Studies of active avoidance offer the opportunity to unravel both beneficial and pathological aspects of avoidance. It is the element of controllability, which puts the brakes on reactive defensive behaviors, that makes active avoidance useful. Animals and people who are able to engage in active avoidance may constitute the population of resilient individuals. Understanding the neurological differences underlying adaptive and maladaptive forms of coping may help reveal pharmaceutical or behavioral treatments that facilitate beneficial therapeutic coping strategies.

It is of interest that maladaptive avoidance is not simply a feature of anxiety disorders. It also occurs in people with obsessive-compulsive disorder, depression, suicidal tendencies and autism.26, 230 This is consistent with the idea that pathological avoidance is a domain or dimension231 spanning several diagnostic categories, rather than a symptom that identifies people with a particular diagnosis.

A final point to consider is whether maladaptive avoidance in humans is based on prior Pavlovian learning. Many have commented on the failure of patients to recount some previous experience that is at the root of their problems.7, 232, 233 This is viewed as evidence against a learning account of phobias, for exmaple. But using self-report in this way may underestimate the contribution of prior conditioning. The circuits involved in Pavlovian conditioning, as noted above, operate implicitly and may undergo learning independent of what the conscious mind notices and remembers. Moreover, intensely stressful events can impair memory formation and lead to amnesia for the event. Further, non-associative accounts of phobic acquisition have also been used to dismiss the role of learning.232 But non-associative accounts are still learning accounts (in other words, non-associative influences on behavior also involve learning). Regardless, the basic neuroscience of how over-responsivity to threats prevents active avoidance, and how the shift from instrumental to habitual behavior maintains maladaptive avoidance, is relevant to these clinical problems.

Conclusion

It is safe to say the research on avoidance has finally begun to extract itself from the damaging clutches of criticisms of the past. The new wave of research is showing vibrant signs of life, and beginning to reveal not only interactions between Pavlovian and action learning processes but also the previously unappreciated role of habit learning.

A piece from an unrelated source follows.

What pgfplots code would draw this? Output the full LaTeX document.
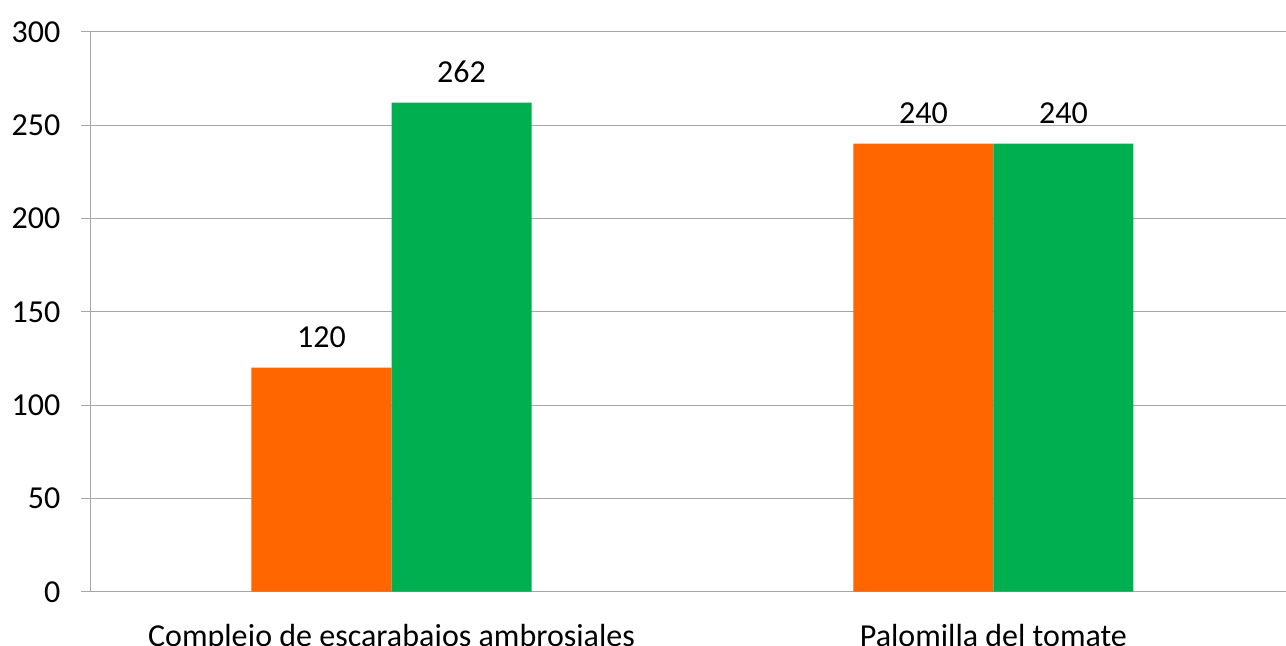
\documentclass[border=0pt]{standalone}
\usepackage{pgfplots}
\pgfplotsset{compat=1.18}
\usepackage{fontspec}
\setmainfont{Carlito}
\definecolor{barorange}{HTML}{FF6600}
\definecolor{bargreen}{HTML}{00B050}
\definecolor{gridgray}{HTML}{A6A6A6}
\newcommand{\chartfont}{\fontsize{24pt}{29pt}\selectfont}

\begin{document}
\begin{tikzpicture}
\begin{axis}[
  at={(0pt,0pt)}, anchor=south west,
  scale only axis,
  width=896.6pt, height=420pt,
  xmin=-0.5, xmax=1.486,
  ymin=0, ymax=300,
  ytick={0,50,...,300},
  xtick={0,1},
  xticklabels={Complejo de escarabajos ambrosiales, Palomilla del tomate},
  axis lines*=left,
  axis line style={gridgray, line width=0.75pt},
  ymajorgrids,
  grid style={gridgray, line width=0.75pt},
  tick align=outside,
  major tick length=7pt,
  xtick style={draw=none},
  ytick style={gridgray, line width=0.75pt},
  extra x ticks={-0.5,0.5},
  extra x tick labels={},
  extra x tick style={xtick style={gridgray, line width=0.75pt}, grid=none},
  /pgf/number format/assume math mode=true,
  tick label style={font=\chartfont, text=black},
  xticklabel style={anchor=base, yshift=-34pt},
  yticklabel style={anchor=east, inner sep=0pt, xshift=-15.4pt},
  ybar=0pt,
  bar width=0.2326,
  nodes near coords,
  every node near coord/.append style={font=\chartfont, text=black, anchor=base, inner sep=0pt, yshift=15pt},
]
\addplot[fill=barorange, draw=none, bar shift=-0.1163] coordinates {(0,120) (1,240)};
\addplot[fill=bargreen, draw=none, bar shift=0.1163] coordinates {(0,262) (1,240)};
\end{axis}
\pgfresetboundingbox
\path[use as bounding box] (-67.9pt,-40.7pt) rectangle (896.6pt,443.8pt);
\end{tikzpicture}
\end{document}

In some sense, the demise of avoidance research several decades ago has resulted in lost time and missed opportunities. But in another sense, it also allowed the field to focus on the neural basis of Pavlovian processes and thereby build up an impressive body of knowledge that is now also aiding the quest to understand active avoidance. The information obtained is allowing active avoidance to be approached with new concepts and new methods, and with new hope for a deeper understanding what avoidance is, how it works in the brain, and how and why it helps some but impairs others in daily life. Better understanding of avoidance circuits will hopefully also lead to new ideas about treatment for maladaptive avoidance, including ways to shift the neural control of behavior in ways typical of resilient individuals.